Итальянский я так и не выучил. Но английский стал и для меня вторым языком. Я до сих пор сталкиваюсь с подробностями лондонской жизни (а я в Лондоне уже тридцать лет), впервые услышанными от Улитина в кафе «Артистическое» в Камергерском переулке, где Асаркан с Улитным создали в своих разговорах за столиком своего рода вымышленную Европу. Именно в эту Европу я и эмигрировал, когда уехал из России.

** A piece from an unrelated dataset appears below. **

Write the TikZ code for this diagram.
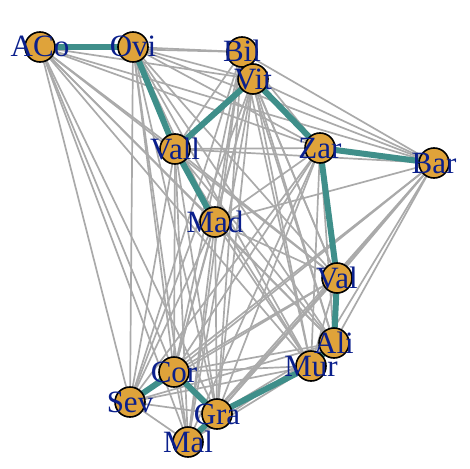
\documentclass[tikz,border=0pt]{standalone}
\usepackage{fontspec}
\setmainfont{Liberation Serif}
\definecolor{mstc}{HTML}{3F8F8A}
\definecolor{vfill}{HTML}{DFA33A}
\definecolor{labc}{HTML}{0A1F8C}
\definecolor{gedge}{HTML}{AAAAAA}
\tikzset{
  grayedge/.style={draw=gedge, line width=1.7pt},
  mstedge/.style={draw=mstc, line width=6pt},
  vtx/.style={circle, draw=black, line width=1.6pt, fill=vfill, minimum size=30pt, inner sep=0pt},
  lab/.style={text=labc, font=\fontsize{31}{31}\selectfont, inner sep=0pt, anchor=base, yshift=-10pt}
}
\begin{document}
\begin{tikzpicture}[x=1pt,y=-1pt]
\useasboundingbox (0,0) rectangle (470,468);
\coordinate (ACo) at (40,47);
\coordinate (Ovi) at (133,47);
\coordinate (Bil) at (242,52);
\coordinate (Vit) at (253,79);
\coordinate (Vall) at (175,149);
\coordinate (Zar) at (320,148);
\coordinate (Bar) at (434,163);
\coordinate (Mad) at (215,222);
\coordinate (Val) at (337,278);
\coordinate (Ali) at (334,343);
\coordinate (Mur) at (311,366);
\coordinate (Cor) at (174,372);
\coordinate (Sev) at (130,402);
\coordinate (Gra) at (217,414);
\coordinate (Mal) at (188,442);
\foreach \a [count=\i] in {ACo,Ovi,Bil,Vit,Vall,Zar,Bar,Mad,Val,Ali,Mur,Cor,Sev,Gra,Mal}{
  \foreach \b [count=\j] in {ACo,Ovi,Bil,Vit,Vall,Zar,Bar,Mad,Val,Ali,Mur,Cor,Sev,Gra,Mal}{
    \ifnum\j>\i \draw[grayedge] (\a) -- (\b); \fi
  }
}
\foreach \a/\b in {ACo/Ovi,Ovi/Vall,Vall/Vit,Vit/Bil,Vit/Zar,Zar/Bar,Zar/Val,Val/Ali,Vall/Mad,Ali/Mur,Mur/Gra,Gra/Cor,Cor/Sev,Gra/Mal}{
  \draw[mstedge] (\a) -- (\b);
}
\foreach \a in {ACo,Ovi,Bil,Vit,Vall,Zar,Bar,Mad,Val,Ali,Mur,Cor,Sev,Gra,Mal}{
  \node[vtx] (n\a) at (\a) {};
}
\foreach \a in {ACo,Ovi,Bil,Vit,Vall,Zar,Bar,Mad,Val,Ali,Mur,Cor,Sev,Gra,Mal}{
  \node[lab] (l\a) at (\a) {\a};
}
\end{tikzpicture}
\end{document}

Из России ли? Или из определенной манеры речи, обрекающей меня на подражательность, вторичность? Я уехал за границу, потому что хотел говорить на другом языке: стать иностранцем. И это не тавтология. Человек меняет язык и паспорт, когда хочет уйти от навязчивости родного ему национального сознания или же свой опыт может осознать лишь в рамках другой литературы. Однако в самом этом шаге — ловушка. Мы уходим в иное словесное общение, потому что не решаемся (или нам запрещают) высказать на родном языке нечто существенное для себя. Мы прикрываем страх перед собственным высказыванием — страх перед самим собой — переходом на чужой язык, где говорящий заранее стеснен, несвободен, официально избавлен от ответственности за собственные слова. Я свободно пишу на английском о том, что связано с Россией (такого по-русски я бы сказать никогда не решился), а на русском я пишу о своей лондонской жизни — скажем, как сейчас, о роли английского в моей жизни. Но иногда случается и говорить на английском об Англии и на русском про Россию: тут-то и начинается истинная свобода, потому что двойной скачок — в обратном переводе с оригинала — избавляет от страхов, навязанных манеризмами речи и табу, заученными с детства.